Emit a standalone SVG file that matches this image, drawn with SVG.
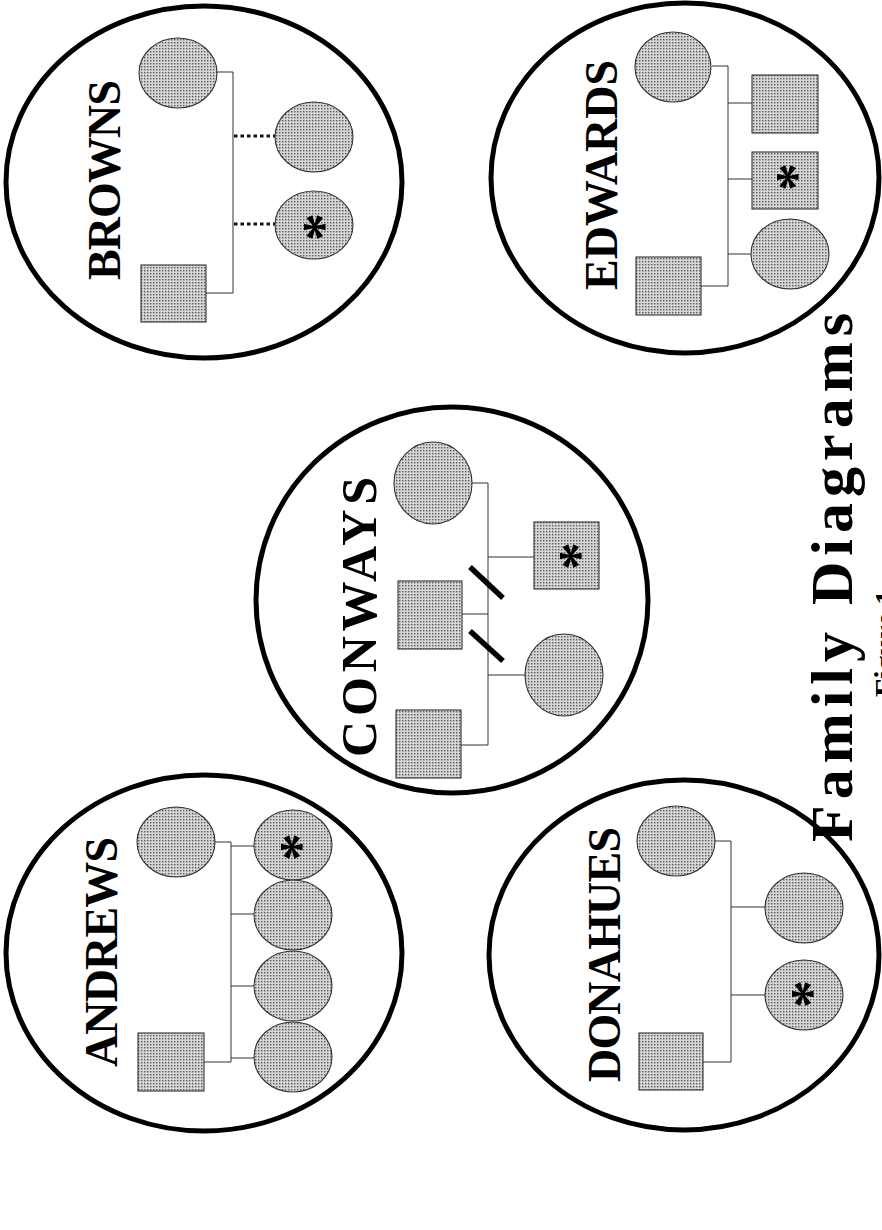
<svg xmlns="http://www.w3.org/2000/svg" width="882" height="1230" viewBox="0 0 882 1230">
<defs>
<pattern id="stip" width="3" height="3" patternUnits="userSpaceOnUse">
<rect width="3" height="3" fill="#d6d6d6"/>
<rect width="1.4" height="1.4" fill="#5a5a5a"/>
</pattern>
<style>
.fam{fill:none;stroke:#000;stroke-width:5}
.n{fill:url(#stip);stroke:#333;stroke-width:1.1}
.c{fill:none;stroke:#333;stroke-width:1}
.dot{fill:none;stroke:#111;stroke-width:3;stroke-dasharray:3.5 3}
.sl{stroke:#000;stroke-width:5.5;stroke-linecap:butt}
.name{font-family:"Liberation Serif","Times New Roman",serif;font-weight:bold;font-size:46px;fill:#000}
.ast{font-family:"Liberation Serif","Times New Roman",serif;font-weight:bold;font-size:56px;fill:#000;text-anchor:middle}
.title{font-family:"Liberation Serif","Times New Roman",serif;font-weight:bold;font-size:60px;fill:#000}
</style>
</defs>
<rect width="882" height="1230" fill="#fff"/>

<!-- family outlines -->
<g id="browns-border"><ellipse class="fam" cx="204" cy="182" rx="198" ry="176"/></g>
<g id="edwards-border"><ellipse class="fam" cx="685" cy="178" rx="194" ry="175"/></g>
<g id="conways-border"><ellipse class="fam" cx="452" cy="600" rx="196" ry="193"/></g>
<g id="andrews-border"><ellipse class="fam" cx="204" cy="953" rx="198" ry="178"/></g>
<g id="donahues-border"><ellipse class="fam" cx="684" cy="955" rx="195" ry="175"/></g>

<!-- connectors -->
<g id="connectors">
<!-- Browns -->
<path class="c" d="M217 72H233V293H206"/>
<line class="dot" x1="234" y1="136" x2="275" y2="136"/>
<line class="dot" x1="234" y1="224" x2="275" y2="224"/>
<!-- Edwards -->
<path class="c" d="M712 66H728V286H701"/>
<path class="c" d="M728 103H752M728 179H752M728 254H751"/>
<!-- Conways -->
<path class="c" d="M472 483H488V745H461M462 614H488"/>
<path class="c" d="M488 557H534M488 675H525"/>
<line class="sl" x1="470" y1="567" x2="503" y2="598"/>
<line class="sl" x1="470" y1="631" x2="503" y2="661"/>
<!-- Andrews -->
<path class="c" d="M215 842H231V1062H204"/>
<path class="c" d="M231 846H254M231 914H254M231 986H254M231 1058H254"/>
<!-- Donahues -->
<path class="c" d="M715 841H731V1062H703"/>
<path class="c" d="M731 907H765M731 995H765"/>
</g>

<!-- Browns -->
<g id="browns">
<text class="name" transform="translate(120 280) rotate(-90)" textLength="200" lengthAdjust="spacing">BROWNS</text>
<ellipse id="browns-mother" class="n" cx="178" cy="73" rx="39" ry="35"/>
<rect id="browns-father" class="n" x="141" y="265" width="65" height="57"/>
<ellipse id="browns-child1" class="n" cx="314" cy="137" rx="39" ry="35"/>
<ellipse id="browns-child2" class="n" cx="314" cy="225" rx="39" ry="34"/>
<text class="ast" transform="translate(342 227) rotate(-90)">*</text>
</g>

<!-- Edwards -->
<g id="edwards">
<text class="name" transform="translate(617 290) rotate(-90)" textLength="230" lengthAdjust="spacing">EDWARDS</text>
<ellipse id="edwards-mother" class="n" cx="673" cy="67" rx="38" ry="35"/>
<rect id="edwards-father" class="n" x="636" y="257" width="65" height="58"/>
<rect id="edwards-child1" class="n" x="752" y="75" width="66" height="58"/>
<rect id="edwards-child2" class="n" x="752" y="152" width="66" height="57"/>
<ellipse id="edwards-child3" class="n" cx="790" cy="254" rx="39" ry="35"/>
<text class="ast" transform="translate(815 177) rotate(-90)">*</text>
</g>

<!-- Conways -->
<g id="conways">
<text class="name" style="font-size:50px" transform="translate(376 757) rotate(-90)" textLength="280" lengthAdjust="spacing">CONWAYS</text>
<ellipse id="conways-mother" class="n" cx="433" cy="483" rx="39" ry="41"/>
<rect id="conways-father1" class="n" x="398" y="581" width="64" height="68"/>
<rect id="conways-father2" class="n" x="396" y="710" width="65" height="68"/>
<rect id="conways-child1" class="n" x="534" y="522" width="65" height="67"/>
<ellipse id="conways-child2" class="n" cx="564" cy="675" rx="39" ry="41"/>
<text class="ast" transform="translate(598 556) rotate(-90)">*</text>
</g>

<!-- Andrews -->
<g id="andrews">
<text class="name" transform="translate(117 1067) rotate(-90)" textLength="230" lengthAdjust="spacing">ANDREWS</text>
<ellipse id="andrews-mother" class="n" cx="176" cy="842" rx="39" ry="35"/>
<rect id="andrews-father" class="n" x="138" y="1033" width="66" height="58"/>
<ellipse id="andrews-child1" class="n" cx="293" cy="845" rx="39" ry="35"/>
<ellipse id="andrews-child2" class="n" cx="293" cy="915" rx="39" ry="35"/>
<ellipse id="andrews-child3" class="n" cx="293" cy="986" rx="39" ry="35"/>
<ellipse id="andrews-child4" class="n" cx="293" cy="1057" rx="39" ry="35"/>
<text class="ast" transform="translate(319 847) rotate(-90)">*</text>
</g>

<!-- Donahues -->
<g id="donahues">
<text class="name" transform="translate(620 1082) rotate(-90)" textLength="255" lengthAdjust="spacing">DONAHUES</text>
<ellipse id="donahues-mother" class="n" cx="676" cy="841" rx="39" ry="35"/>
<rect id="donahues-father" class="n" x="639" y="1033" width="64" height="57"/>
<ellipse id="donahues-child1" class="n" cx="804" cy="908" rx="39" ry="35"/>
<ellipse id="donahues-child2" class="n" cx="804" cy="995" rx="39" ry="35"/>
<text class="ast" transform="translate(830 994) rotate(-90)">*</text>
</g>

<!-- Title -->
<g id="title">
<text class="title" transform="translate(852 842) rotate(-90)" textLength="529" lengthAdjust="spacing">Family Diagrams</text>
<text class="title" style="font-size:30px" transform="translate(895 697) rotate(-90)">Figure 1</text>
</g>
</svg>
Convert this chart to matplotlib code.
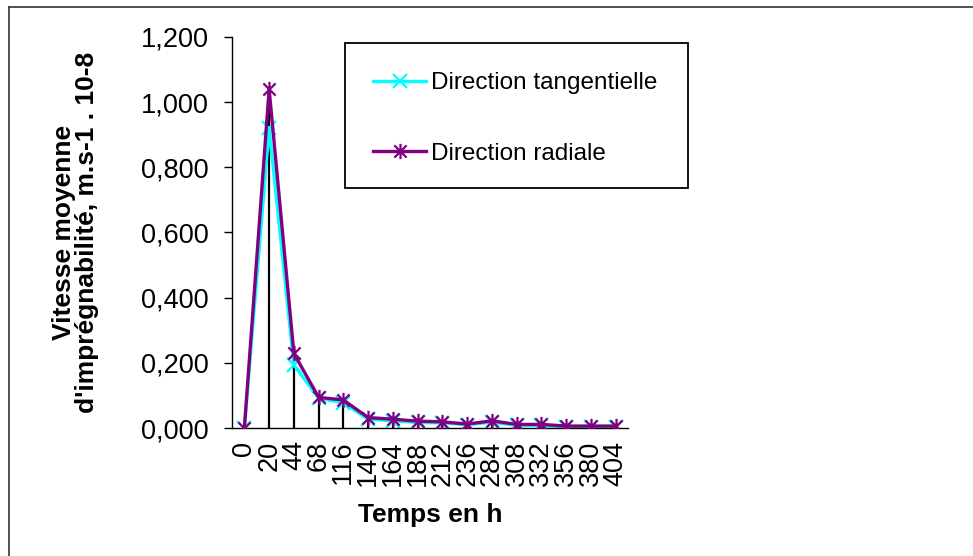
________________________
(Description of the task) Quote all the lines above exactly as given. Do not include the pictures.

(Full answer)
Emit a standalone SVG file that matches this image, drawn with SVG.
<svg xmlns="http://www.w3.org/2000/svg" width="882" height="1230" viewBox="0 0 882 1230">
<defs>
<pattern id="stip" width="3" height="3" patternUnits="userSpaceOnUse">
<rect width="3" height="3" fill="#d6d6d6"/>
<rect width="1.4" height="1.4" fill="#5a5a5a"/>
</pattern>
<style>
.fam{fill:none;stroke:#000;stroke-width:5}
.n{fill:url(#stip);stroke:#333;stroke-width:1.1}
.c{fill:none;stroke:#333;stroke-width:1}
.dot{fill:none;stroke:#111;stroke-width:3;stroke-dasharray:3.5 3}
.sl{stroke:#000;stroke-width:5.5;stroke-linecap:butt}
.name{font-family:"Liberation Serif","Times New Roman",serif;font-weight:bold;font-size:46px;fill:#000}
.ast{font-family:"Liberation Serif","Times New Roman",serif;font-weight:bold;font-size:56px;fill:#000;text-anchor:middle}
.title{font-family:"Liberation Serif","Times New Roman",serif;font-weight:bold;font-size:60px;fill:#000}
</style>
</defs>
<rect width="882" height="1230" fill="#fff"/>

<!-- family outlines -->
<g id="browns-border"><ellipse class="fam" cx="204" cy="182" rx="198" ry="176"/></g>
<g id="edwards-border"><ellipse class="fam" cx="685" cy="178" rx="194" ry="175"/></g>
<g id="conways-border"><ellipse class="fam" cx="452" cy="600" rx="196" ry="193"/></g>
<g id="andrews-border"><ellipse class="fam" cx="204" cy="953" rx="198" ry="178"/></g>
<g id="donahues-border"><ellipse class="fam" cx="684" cy="955" rx="195" ry="175"/></g>

<!-- connectors -->
<g id="connectors">
<!-- Browns -->
<path class="c" d="M217 72H233V293H206"/>
<line class="dot" x1="234" y1="136" x2="275" y2="136"/>
<line class="dot" x1="234" y1="224" x2="275" y2="224"/>
<!-- Edwards -->
<path class="c" d="M712 66H728V286H701"/>
<path class="c" d="M728 103H752M728 179H752M728 254H751"/>
<!-- Conways -->
<path class="c" d="M472 483H488V745H461M462 614H488"/>
<path class="c" d="M488 557H534M488 675H525"/>
<line class="sl" x1="470" y1="567" x2="503" y2="598"/>
<line class="sl" x1="470" y1="631" x2="503" y2="661"/>
<!-- Andrews -->
<path class="c" d="M215 842H231V1062H204"/>
<path class="c" d="M231 846H254M231 914H254M231 986H254M231 1058H254"/>
<!-- Donahues -->
<path class="c" d="M715 841H731V1062H703"/>
<path class="c" d="M731 907H765M731 995H765"/>
</g>

<!-- Browns -->
<g id="browns">
<text class="name" transform="translate(120 280) rotate(-90)" textLength="200" lengthAdjust="spacing">BROWNS</text>
<ellipse id="browns-mother" class="n" cx="178" cy="73" rx="39" ry="35"/>
<rect id="browns-father" class="n" x="141" y="265" width="65" height="57"/>
<ellipse id="browns-child1" class="n" cx="314" cy="137" rx="39" ry="35"/>
<ellipse id="browns-child2" class="n" cx="314" cy="225" rx="39" ry="34"/>
<text class="ast" transform="translate(342 227) rotate(-90)">*</text>
</g>

<!-- Edwards -->
<g id="edwards">
<text class="name" transform="translate(617 290) rotate(-90)" textLength="230" lengthAdjust="spacing">EDWARDS</text>
<ellipse id="edwards-mother" class="n" cx="673" cy="67" rx="38" ry="35"/>
<rect id="edwards-father" class="n" x="636" y="257" width="65" height="58"/>
<rect id="edwards-child1" class="n" x="752" y="75" width="66" height="58"/>
<rect id="edwards-child2" class="n" x="752" y="152" width="66" height="57"/>
<ellipse id="edwards-child3" class="n" cx="790" cy="254" rx="39" ry="35"/>
<text class="ast" transform="translate(815 177) rotate(-90)">*</text>
</g>

<!-- Conways -->
<g id="conways">
<text class="name" style="font-size:50px" transform="translate(376 757) rotate(-90)" textLength="280" lengthAdjust="spacing">CONWAYS</text>
<ellipse id="conways-mother" class="n" cx="433" cy="483" rx="39" ry="41"/>
<rect id="conways-father1" class="n" x="398" y="581" width="64" height="68"/>
<rect id="conways-father2" class="n" x="396" y="710" width="65" height="68"/>
<rect id="conways-child1" class="n" x="534" y="522" width="65" height="67"/>
<ellipse id="conways-child2" class="n" cx="564" cy="675" rx="39" ry="41"/>
<text class="ast" transform="translate(598 556) rotate(-90)">*</text>
</g>

<!-- Andrews -->
<g id="andrews">
<text class="name" transform="translate(117 1067) rotate(-90)" textLength="230" lengthAdjust="spacing">ANDREWS</text>
<ellipse id="andrews-mother" class="n" cx="176" cy="842" rx="39" ry="35"/>
<rect id="andrews-father" class="n" x="138" y="1033" width="66" height="58"/>
<ellipse id="andrews-child1" class="n" cx="293" cy="845" rx="39" ry="35"/>
<ellipse id="andrews-child2" class="n" cx="293" cy="915" rx="39" ry="35"/>
<ellipse id="andrews-child3" class="n" cx="293" cy="986" rx="39" ry="35"/>
<ellipse id="andrews-child4" class="n" cx="293" cy="1057" rx="39" ry="35"/>
<text class="ast" transform="translate(319 847) rotate(-90)">*</text>
</g>

<!-- Donahues -->
<g id="donahues">
<text class="name" transform="translate(620 1082) rotate(-90)" textLength="255" lengthAdjust="spacing">DONAHUES</text>
<ellipse id="donahues-mother" class="n" cx="676" cy="841" rx="39" ry="35"/>
<rect id="donahues-father" class="n" x="639" y="1033" width="64" height="57"/>
<ellipse id="donahues-child1" class="n" cx="804" cy="908" rx="39" ry="35"/>
<ellipse id="donahues-child2" class="n" cx="804" cy="995" rx="39" ry="35"/>
<text class="ast" transform="translate(830 994) rotate(-90)">*</text>
</g>

<!-- Title -->
<g id="title">
<text class="title" transform="translate(852 842) rotate(-90)" textLength="529" lengthAdjust="spacing">Family Diagrams</text>
<text class="title" style="font-size:30px" transform="translate(895 697) rotate(-90)">Figure 1</text>
</g>
</svg>
Convert this chart to matplotlib code.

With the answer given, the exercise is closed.